Kaiser, along with his frequent musical cohort Ted Killian, seems bent on the idea of bringing music from the fringe into the center of downtown Ventura. On another front, Ocarina Arts is the proposed handle for a home-grown company that would release regional New Music tapes. Tomorrow, the county. The next day, who knows?
Holiday seasons are like recurring dreams, like your Aunt Lillian's fruitcake, the one that just won't go away, year after year. Strictly sweet and maybe a bit hard to swallow, the digestive experience has as much to do with nostalgia as the delectation of the taste buds. It's the constancy that charms. The same goes for "The Nutcracker," which pops up like clockwork every year around Christmas.
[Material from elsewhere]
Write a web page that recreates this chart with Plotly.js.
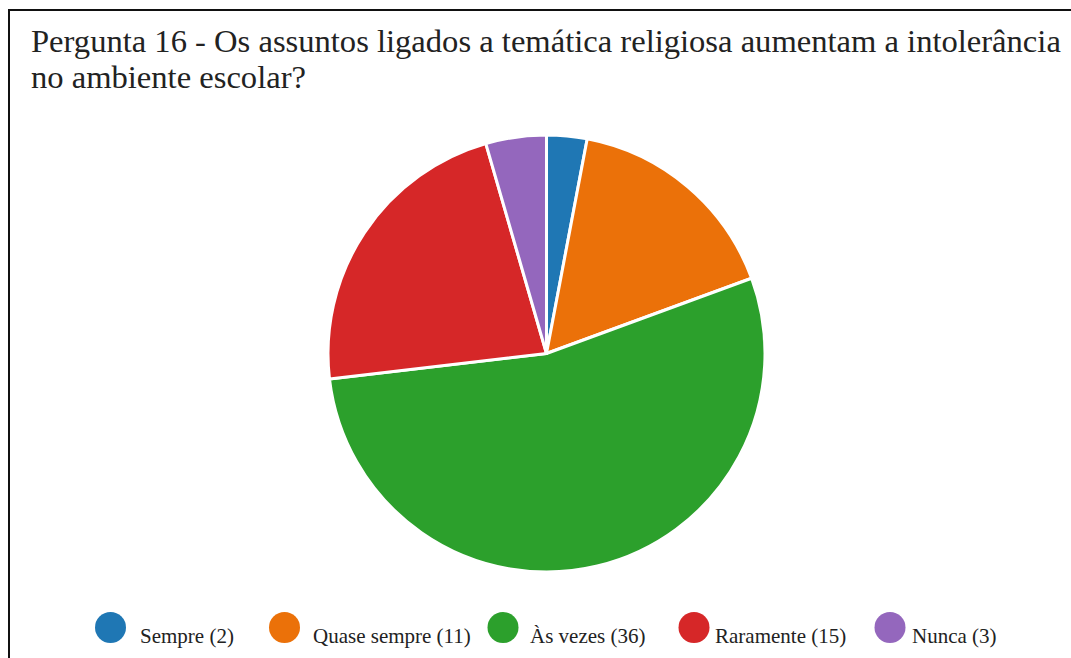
<!DOCTYPE html>
<html>
<head>
<meta charset="utf-8">
<script src="https://cdn.plot.ly/plotly-3.0.1.min.js"></script>
<style>
  html, body { margin: 0; padding: 0; background: #fff; overflow: hidden; }
  #wrap { position: relative; width: 1071px; height: 658px; }
  #chart { width: 1071px; height: 658px; }
  #frame { position: absolute; left: 8px; top: 9px; width: 2000px; height: 2000px;
           border-left: 2px solid #111; border-top: 2px solid #111; pointer-events: none; box-sizing: border-box; }
</style>
</head>
<body>
<div id="wrap">
  <div id="chart"></div>
  <div id="frame"></div>
</div>
<script>
// ---- data ----
const categories = ["Sempre", "Quase sempre", "Às vezes", "Raramente", "Nunca"];
const counts = [2, 11, 36, 15, 3];
const colors = ["#1f77b4", "#eb7109", "#2ca02c", "#d62728", "#9467bd"];
const titleLines = ["Pergunta 16 - Os assuntos ligados a temática religiosa aumentam a intolerância", "no ambiente escolar?"];

// ---- layout helpers (pixels -> paper) ----
const W = 1071, H = 658;
const px = x => x / W;
const py = y => 1 - y / H;
const FONT = 'Liberation Serif';

// legend layout (pixel positions of items)
const legendCircleX = [110.5, 284.5, 503, 694, 890];
const legendTextX = [137.5, 311, 528, 713, 910];
const legendCircleY = 627.5, legendR = 15.5, legendTextY = 636;

const pieCx = 546.5, pieCy = 353.5, pieR = 218.5;

const trace = {
  type: 'pie',
  labels: categories,
  values: counts,
  sort: false,
  direction: 'clockwise',
  rotation: 0,
  textinfo: 'none',
  hoverinfo: 'label+value+percent',
  marker: { colors: colors, line: { color: '#ffffff', width: 3 } },
  domain: { x: [px(pieCx - pieR), px(pieCx + pieR)], y: [py(pieCy + pieR), py(pieCy - pieR)] },
  showlegend: false
};

const annotations = [];
titleLines.forEach((t, i) => {
  annotations.push({
    xref: 'paper', yref: 'paper', x: px(29), y: py(i === 0 ? 41 : 77),
    xanchor: 'left', yanchor: 'middle', showarrow: false, text: t,
    font: { family: FONT, size: 32.6, color: '#222' }
  });
});
const shapes = [];
categories.forEach((c, i) => {
  annotations.push({
    xref: 'paper', yref: 'paper', x: px(legendTextX[i]), y: py(legendTextY),
    xanchor: 'left', yanchor: 'middle', showarrow: false,
    text: c + ' (' + counts[i] + ')',
    font: { family: FONT, size: 21, color: '#222' }
  });
  shapes.push({
    type: 'circle', xref: 'paper', yref: 'paper',
    x0: px(legendCircleX[i] - legendR), x1: px(legendCircleX[i] + legendR),
    y0: py(legendCircleY + legendR), y1: py(legendCircleY - legendR),
    fillcolor: colors[i], line: { width: 0 }
  });
});

const layout = {
  width: W, height: H,
  margin: { l: 0, r: 0, t: 0, b: 0 },
  paper_bgcolor: '#ffffff',
  showlegend: false,
  font: { family: FONT },
  annotations: annotations,
  shapes: shapes
};

Plotly.newPlot('chart', [trace], layout, { displayModeBar: false, staticPlot: true });
</script>
</body>
</html>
Peter Ilich Tchaikovsky had no idea, almost a century ago, that he would be supplying Americans with a seasonal perennial. But, peerless composer that he was, Tchaikovsky penned "The Nutcracker," one of those timeless works that thrive despite our cynical exteriors.
This season, three area symphonies will present "The Nutcracker."
The Ventura Symphony, in collaboration with the Channel Islands Ballet Company, will present the full ballet at the Oxnard Civic Auditorium.
The Conejo Symphony Orchestra conducted by Elmer Ramsey will offer its holiday wingding at 8 p.m. Saturday and 3 p.m. Sunday. On the program, of course, will be "The Nutcracker Suite" (sans dance maneuvers), plus selections from Handel's "Messiah," seasonal brass music by Gabrielli and a medley of fireside holiday ditties. The featured vocalist will be soprano Gloria Hodes.
And up the coast, the Santa Barbara Symphony does its annual "Nutcracker" duty, in tandem with the Goleta Ballet, at the Arlington at 2:30 and 8 p.m. Saturday and 2:30 p.m. Sunday.
The more the better. After all, Christmas, fruitcakes and "The Nutcracker" come but once a year.